Simone has previously modelled for Virgin in their 'Ballet Barre' series, when the firm learned she was hearing impaired.
However, she still appeared on billboards in images which featured her implant.
Simone, principal dancer with Bovim Ballet Co. in South Africa, is also an active representative for the deaf community.
She hopes to use her experience to raise awareness of the hearing disability.
Simone said: "It's amazing how many people still need to know more and that there is still work for me to do as an ambassador and former Miss Deaf SA.
"I was put in a difficult situation. If I claim to be an ambassador for the deaf, then am I not proud to boldly showcase who I am?

"I am also currently working on a solo performance for a big international event in Austria next year where I will represent as the world's first professional ballerina with a cochlear implant.
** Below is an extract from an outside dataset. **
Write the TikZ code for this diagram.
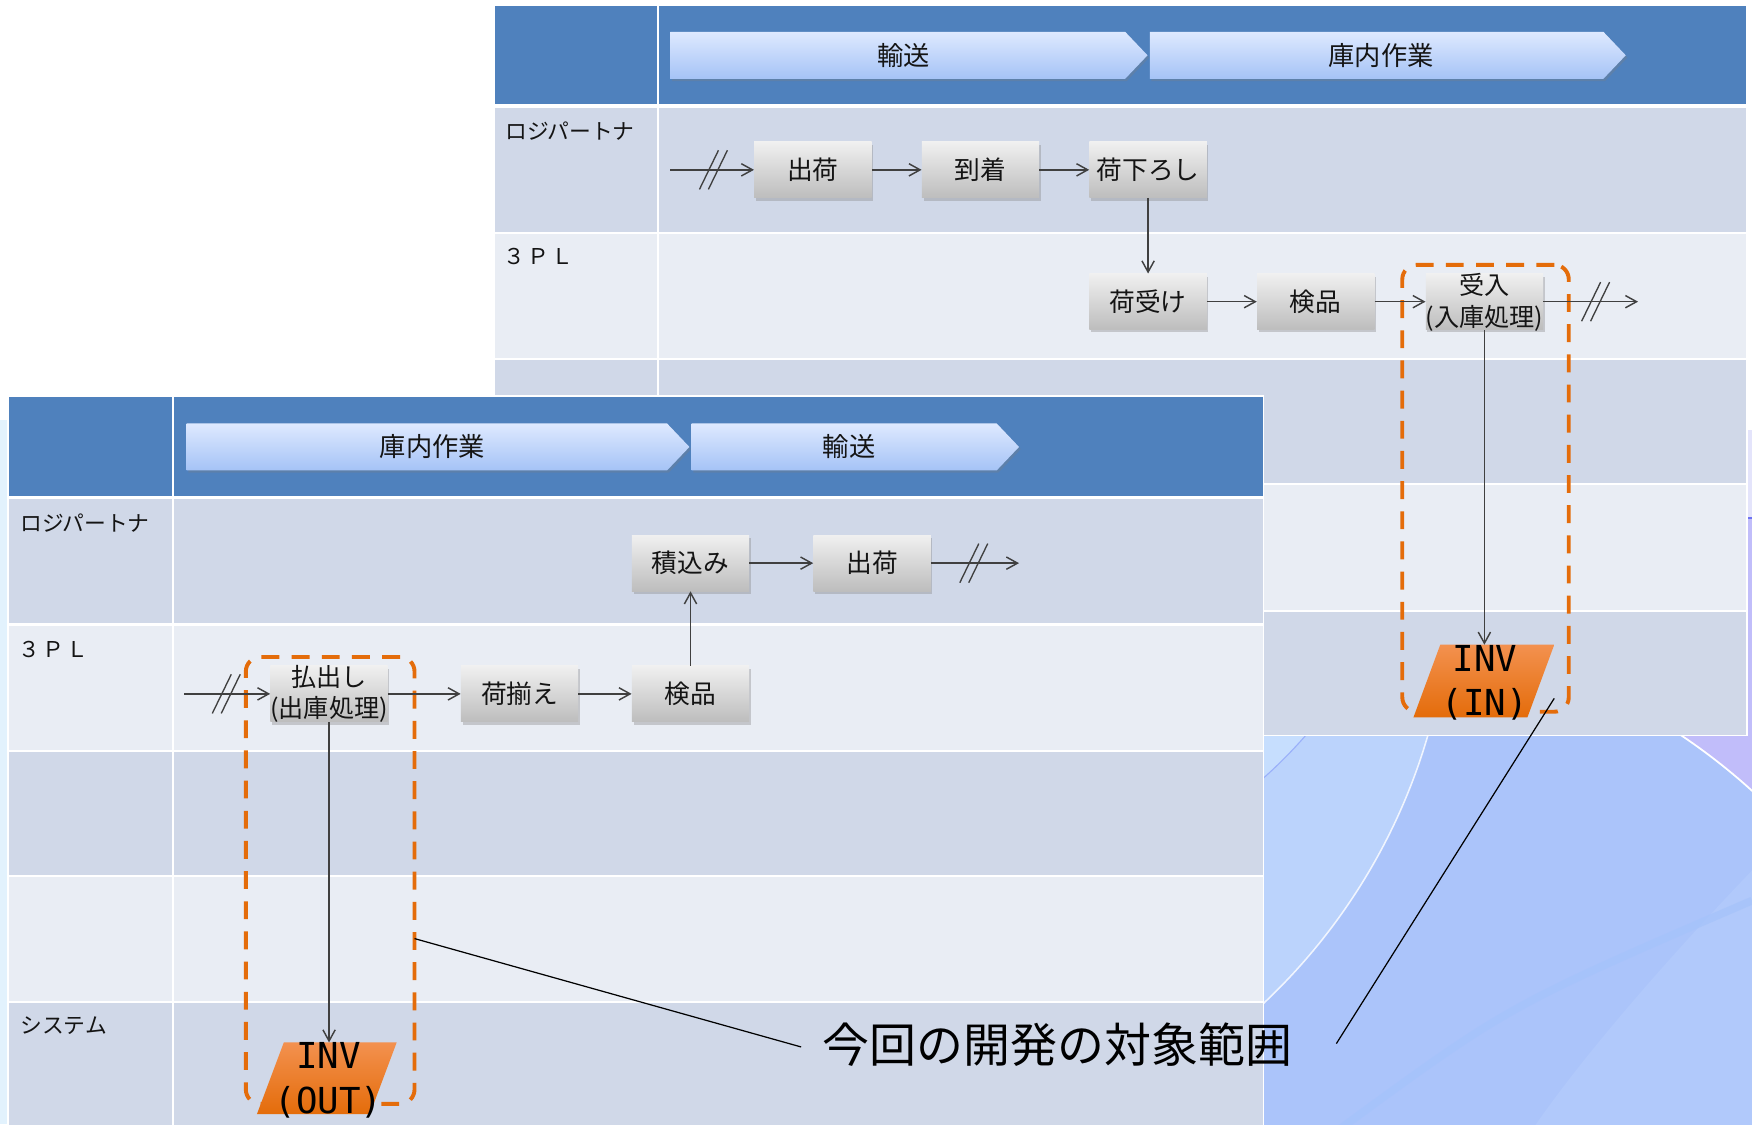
\documentclass[tikz,border=0pt]{standalone}
\usepackage{fontspec}
\newfontfamily\jpfont{Noto Sans CJK JP}
\newfontfamily\invfont{DejaVu Sans Mono}
\usetikzlibrary{shadows,arrows.meta,calc}
\definecolor{hdr}{HTML}{4F81BD}
\definecolor{rowd}{HTML}{D0D8E8}
\definecolor{rowl}{HTML}{E9EDF4}
\definecolor{org}{HTML}{E46C0A}
\definecolor{orgl}{HTML}{F3914F}
\definecolor{arrc}{HTML}{404040}
\definecolor{chevt}{HTML}{DEE9FF}
\definecolor{chevb}{HTML}{A5C3F6}
\definecolor{boxt}{HTML}{F0F0F0}
\definecolor{boxb}{HTML}{BDBDBD}
\definecolor{txt}{HTML}{141414}
\definecolor{bgblue}{HTML}{ABC4FA}
\definecolor{bglight}{HTML}{BBD3FC}
\definecolor{bglighter}{HTML}{C6DEFE}
\definecolor{bgpurple}{HTML}{C1BDFA}
\definecolor{bglr}{HTML}{B1C9FB}
\definecolor{bgstripe}{HTML}{A5C3FA}
\definecolor{leftstrip}{HTML}{E2F2FD}
\definecolor{lavender}{HTML}{E4E4FB}
\definecolor{bluel}{HTML}{6E73F2}
\tikzset{
  boxnode/.style={rectangle, minimum width=105pt, minimum height=50pt, inner sep=0pt,
    top color=boxt, bottom color=boxb,
    drop shadow={opacity=0.35, shadow xshift=1.5pt, shadow yshift=-2.5pt},
    font=\jpfont\fontsize{23}{27}\selectfont, text=txt},
  boxlabel/.style={align=center, inner sep=0pt, font=\jpfont\fontsize{22.5}{28}\selectfont, text=txt},
  flow/.style={draw=arrc, line width=1.3pt, -{Straight Barb[length=10pt,width=11pt]}},
  slashmark/.style={draw=arrc, line width=1.2pt},
  lanelabel/.style={anchor=west, inner sep=0pt, font=\jpfont\fontsize{19.5}{23}\selectfont, text=txt},
  chevlabel/.style={inner sep=0pt, font=\jpfont\fontsize{23.5}{28}\selectfont, text=txt},
  chevshape/.style={top color=chevt, bottom color=chevb,
    drop shadow={opacity=0.3, shadow xshift=1.5pt, shadow yshift=-2pt}},
  scopebox/.style={draw=org, line width=3.5pt, dash pattern=on 16pt off 11pt,
    rounded corners=13pt, minimum height=400pt, inner sep=0pt},
  invshape/.style={top color=orgl, bottom color=org},
  invlabel/.style={align=center, inner sep=0pt, font=\invfont\fontsize{32}{40}\selectfont, text=black},
  callline/.style={draw=black, line width=1.1pt},
  calltext/.style={inner sep=0pt, font=\jpfont\fontsize{42}{50}\selectfont, text=black},
}
\newcommand{\chev}[6]{%
  \path[chevshape] (#2,#4-21) -- (#3-20,#4-21) -- (#3,#4) -- (#3-20,#4+21) -- (#2,#4+21) -- cycle;
  \node[chevlabel] (#1) at (#6,#4) {#5};}
\newcommand{\dslash}[2]{%
  \draw[slashmark] (#1-12.5,#2+17.5) -- (#1+4.5,#2-17.5);
  \draw[slashmark] (#1-4.5,#2+17.5) -- (#1+12.5,#2-17.5);}
\begin{document}
\begin{tikzpicture}[x=1pt,y=-1pt]
\useasboundingbox (0,0) rectangle (1568,1006);
% ---------- background ----------
\fill[white] (0,0) rectangle (1568,1006);
\fill[leftstrip] (0,376) rectangle (6.5,1006);
\fill[lavender] (1560,385) rectangle (1568,463);
\begin{scope}
  \clip (1120,463) rectangle (1568,1006);
  \fill[bgpurple] (1120,463) rectangle (1568,1006);
  \fill[bgblue] (1198,1116) circle[radius=551pt];
  \draw[white, line width=1.6pt] (1198,1116) circle[radius=551pt];
  \fill[bglr] (1568,779) .. controls (1500,850) and (1420,940) .. (1372,1010) -- (1568,1010) -- cycle;
  \draw[bgstripe, line width=7pt, opacity=0.7] (1197,1012) .. controls (1350,900) .. (1568,806);
  \fill[bglight] (765,509) circle[radius=534pt];
  \draw[white, opacity=0.8, line width=1.4pt] (765,509) circle[radius=534pt];
  \fill[bglighter] (849,379.5) circle[radius=424pt];
  \draw[bgblue!90!blue, line width=1pt] (849,379.5) circle[radius=424pt];
  \draw[bluel, line width=1.5pt] (1555,463.5) -- (1568,463.5);
\end{scope}
% ---------- upper table ----------
\fill[white] (441.5,3.5) rectangle (1564.5,659);
\fill[hdr] (443,5) rectangle (588,93);
\fill[hdr] (590,5) rectangle (1563,93);
\foreach \t/\b/\c in {96.5/207.5/rowd, 209.5/320.5/rowl, 322.5/432.5/rowd, 434.5/545.5/rowl, 547.5/657.5/rowd}{
  \fill[\c] (443,\t) rectangle (588,\b);
  \fill[\c] (590,\t) rectangle (1563,\b);}
\node[lanelabel] (uL1) at (452,117) {ロジパートナ};
\node[lanelabel] (uL2) at (450,230) {３\kern2ptＰ\kern2ptＬ};
\chev{uC1}{600}{1027}{49.5}{輸送}{809}
\chev{uC2}{1029}{1455}{49.5}{庫内作業}{1236}
% scope box (upper)
\node[scopebox, minimum width=149pt] (scopeR) at (1329.5,437) {};
% boxes upper
\node[boxnode] (uShip) at (727.5,152) {出荷};
\node[boxnode] (uArr) at (877.5,152) {到着};
\node[boxnode] (uUnload) at (1027.5,152) {荷下ろし};
\node[boxnode] (uRecv) at (1027.5,270) {荷受け};
\node[boxnode] (uInsp) at (1177.5,270) {検品};
\node[boxnode] (uIn) at (1328.5,270) {};
\coordinate (uStart) at (600,152);
\coordinate (uEnd) at (1466,270);
\draw[flow] (uStart) -- (uShip);
\draw[flow] (uShip) -- (uArr);
\draw[flow] (uArr) -- (uUnload);
\draw[flow] (uUnload) -- (uRecv);
\draw[flow] (uRecv) -- (uInsp);
\draw[flow] (uInsp) -- (uIn);
\draw[flow] (uIn.east) -- (uEnd);
\dslash{638.5}{152}
\dslash{1428}{270}
\path[invshape] (1265,642) -- (1367,642) -- (1391,577) -- (1289,577) -- cycle;
\coordinate (invInTop) at (1328.5,577);
\draw[flow] (uIn) -- (invInTop);
\node[boxlabel] (uInTxt) at (1328.5,270.5) {受入\\(入庫処理)};
\node[invlabel] (invIn) at (1329,611) {INV\\(IN)};
% ---------- lower table ----------
\fill[white] (7,353.5) rectangle (1131.5,1010);
\fill[hdr] (8.5,355) rectangle (154,444);
\fill[hdr] (156,355) rectangle (1130,444);
\foreach \t/\b/\c in {447/558/rowd, 560/671/rowl, 673/783/rowd, 785/896/rowl, 898/1010/rowd}{
  \fill[\c] (8.5,\t) rectangle (154,\b);
  \fill[\c] (156,\t) rectangle (1130,\b);}
\node[lanelabel] (lL1) at (18,468) {ロジパートナ};
\node[lanelabel] (lL2) at (16,581) {３\kern2ptＰ\kern2ptＬ};
\node[lanelabel] (lL5) at (18,918) {システム};
\chev{lC1}{167}{617}{400}{庫内作業}{387}
\chev{lC2}{619}{912}{400}{輸送}{760}
\node[scopebox, minimum width=151pt] (scopeL) at (295.5,788) {};
\node[boxnode] (lLoad) at (618,504) {積込み};
\node[boxnode] (lShip) at (780.5,504) {出荷};
\node[boxnode] (lOut) at (294.5,621) {};
\node[boxnode] (lPick) at (465,621) {荷揃え};
\node[boxnode] (lInsp) at (618,621) {検品};
\coordinate (lStart) at (165,621);
\coordinate (lEnd) at (912,504);
\draw[flow] (lStart) -- (lOut);
\draw[flow] (lOut) -- (lPick);
\draw[flow] (lPick) -- (lInsp);
\draw[flow] (lInsp) -- (lLoad);
\draw[flow] (lLoad) -- (lShip);
\draw[flow] (lShip) -- (lEnd);
\dslash{202.5}{621}
\dslash{871.5}{504}
\path[invshape] (230,997) -- (331,997) -- (355,933) -- (254,933) -- cycle;
\coordinate (invOutTop) at (294.5,933);
\draw[flow] (lOut) -- (invOutTop);
\node[boxlabel] (lOutTxt) at (294.5,621) {払出し\\(出庫処理)};
\node[invlabel] (invOut) at (294,967) {INV\\(OUT)};
% ---------- callout ----------
\node[calltext] (callout) at (946.5,935) {今回の開発の対象範囲};
\coordinate (cL) at (371,840);
\coordinate (cLend) at (717,937);
\coordinate (cRstart) at (1196,934);
\coordinate (cR) at (1391,625);
\draw[callline] (cL) -- (cLend);
\draw[callline] (cRstart) -- (cR);
\end{tikzpicture}
\end{document}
"I believe that your imperfections add to your beauty and uniqueness as a human being.
"I was born deaf and my disability as shaped me in who I am today.
"Not for one moment would I hope to try and change myself, because I was meant to find my purpose in life with it and so I do it with hard work, many obstacles and and yet with joy, grace and beauty.
"So I choose to smile on and make my disability an ability."
Liam Preston, head of the body confidence campaign Be Real, said: "It's important for companies to be inclusive of diversity in their advertising and portray people from all walks of life.
"While there are nowhere near enough disabled people featured in advertising as it is, editing a model's cochlear implant, which is part of her identify, suggests that only a certain look is desirable.
"Instead of companies trying so hard to portray only one beauty standard, there should be more emphasis on highlighting and celebrating people's uniqueness."
Dr Jan Sheldon, Chief Executive of the Royal Association for Deaf, people said: "The Deaf Community are very proud of their history, language and culture.
"Although we acknowledge that Virgin have apologised for their actions it is clear that they have a very urgent need to significantly develop their knowledge and understanding of Deafness."
A spokesman for Virgin said: "We issued an immediate apology to Simone.
"We had a good heart-to-heart meeting with her.
"We will work with Simone around education and have re-run the campaign, unretouched.
"We 100% accept that the action of photo-shopping the image is not in line with our values as a business, nor in keeping with the welcome we extend to everyone.
"Simone subsequently posted about her satisfaction with the resolution on her Facebook page.
"We got it wrong and we realise that."